First, add some basic information about your project to the POM. Mind to replace the example information below with your own information.
<name>OpenMinTeD uimaFIT example</name> <description>This is a simple example project containing a single UIMA component.</description> <url>https://github.com/your-github-account/your-project</url> <organization> <name>Your organization name</name> <url>http://your.organization.com</url> </organization> <inceptionYear>2017</inceptionYear>
Now, add license metadata to the POM. We assume that you release your component under the Apache License 2.0.
<licenses>
<license>
<name>Apache License Version 2.0</name>
<url>http://www.apache.org/licenses/LICENSE-2.0.txt</url>
<distribution>repo</distribution>
</license>
</licenses>
Next, we generate a UIMA XML descriptor for the component via the uimaFIT Maven plugin. Additionally,
this will create a file META-INF/org.apache.uima.fit/components.txt
that contains a pointer to your component. As there can be multiple components are arbitrary locations in a project, this components.txt
file residing in a well-known location can be used to locate the components.
<plugin>
<groupId>org.apache.uima</groupId>
<artifactId>uimafit-maven-plugin</artifactId>
<version>2.2.0</version>
<configuration>
<componentVendor>Your name</componentVendor>
<componentCopyright>
Copyright 2016
Your organization
</componentCopyright>
<failOnMissingMetaData>false</failOnMissingMetaData>
</configuration>
<executions>
<execution>
<id>default</id>
<phase>process-classes</phase>
<goals>
<goal>enhance</goal>
<goal>generate</goal>
</goals>
</execution>
</executions>
</plugin>
Building and packaging
To fully built the project you have just created
-
to go a terminal window
-
switch to the directory that contains your project
-
type
mvn clean install
Releasing
In order to make a release, you components needs to be in a version control system. We assume that you have the project on GitHub. Mind to replace your-github-account
and your-project
with correct values in the snippet below.
<scm>
<connection>scm:git:git://github.com/your-github-account/your-project</connection>
<developerConnection>scm:git:git@github.com:your-github-account/your-project.git</developerConnection>
<url>https://github.com/your-github-account/your-project</url>
</scm>
Next, make sure that all your changes are committed.

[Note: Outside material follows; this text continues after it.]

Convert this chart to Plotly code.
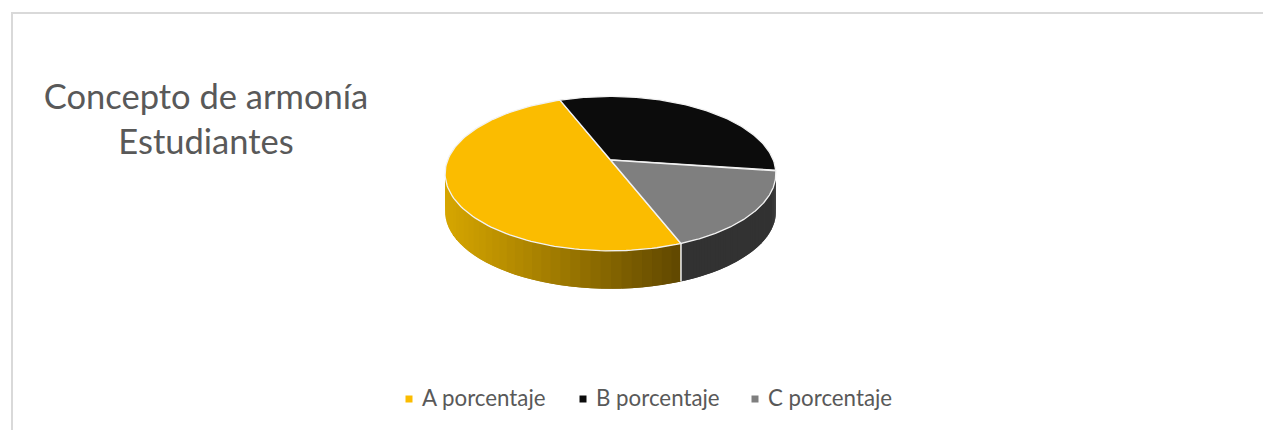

We assume that you are going to deploy your component to Maven Central. There is a process that goes along with deploying to Maven Central and a number of additional settings that need to be added to the POM. Since this process changes from time to time, we do not document it here, but rather point you to the detailed offical documentation. This documentation also tells you how to do the release and deployment.